Dari sembilan saudara Ibu Ryan ini hanya dirinya dan kembarannya saja yang terpanggil untuk menunaikan tugas mulia untuk mendidik anak-anak tidak mampu di lingkungannya ini. Bukan karena yang lain tidak mau namun wanita dengan dua anak ini mengatakan tidak semua orang akan terpanggil untuk menjadi sepertinya, karena setiap orang memang sudah diposisikan pada tempat yang tepat. Sehingga tidak masalah baginya apabila tidak ada keluarganya yang ikut melakoni seperti apa yang dia lakukan. “Mereka memang tidak membantu secara langsung. Tapi semua dana untuk anak-anak ini kan ya bukan uang saya saja, ini dari uang keluarga. Beras juga dari sawah keluarga. Dari situ saya juga yakin anak-anak saya ini tetap akan terjamin kok untuk keperluannya,” tutur Ryan.
Saat ditanya mengenai sampai kapan akan meneruskan Sekolah Kartini ini, wanita yang memiliki tokoh panutan Margaretha Kecher ini hanya menjawab dengan sederhana, “Ya kalau saya sudah nggak kuat lagi. Tapi kan sekarang masih bisa, masih kuat.” Kepuasan tersendiri sehingga Ibu Ryan masih bersemangat untuk melanjutkan sekolah kartini ini adalah ketika melihat anak didiknya sudah bisa bekerja dan diterima di masyarakat luas. Bukan lagi dipandang sebelah mata. “Puas. Ya kalo lihat anak-anak sudah berkerja, diterima di masyarakat. Tidak kriminal dan tidak melacur. Ya pokoknya namanya orang hidup mereka harus berguna,” ujar Rossy yang langsung bangkit membantu Ryan membagikan mie instant pada anak didiknya yang akan pulang ke rumah masing-masing.
Ibu Guru Kembar membagikan mie instant sembari anak-anak berpamitan pulang

“Oh ya jangan lupa ya besok bawa barang-barang yang sudah dikasih tahu tadi sama bu guru.
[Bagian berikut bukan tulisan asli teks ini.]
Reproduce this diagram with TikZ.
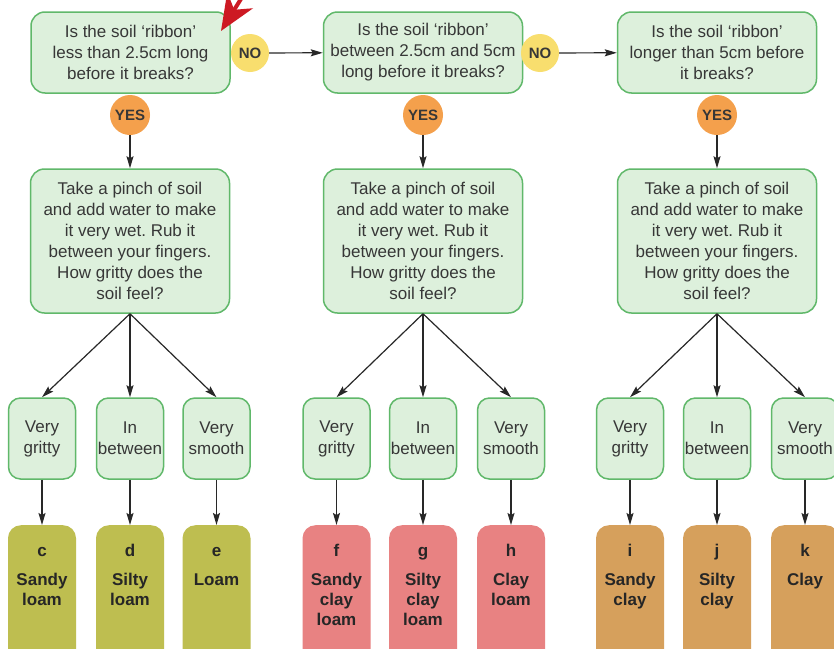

Rina kamu bawa apa besok?” tanya Rossy pada salah satu muridnya.
“Wajan bu sama bawang putih,” jawab Rina.
            “Yasudah inget-inget siapa bawanya apa. Jangan lupa. Ajak temennya kesini juga besok,” sahut Ryan mengingatkan anak didiknya sebelum benar-benar meninggalkan sekolah.
Besok mereka memang akan memasak besar karena besok menu makan mereka adalah daging kambing. Sudah menjadi rutinitas memang di sekolah itu untuk menyediakan kebutuhan nutrisi bagi anak didiknya.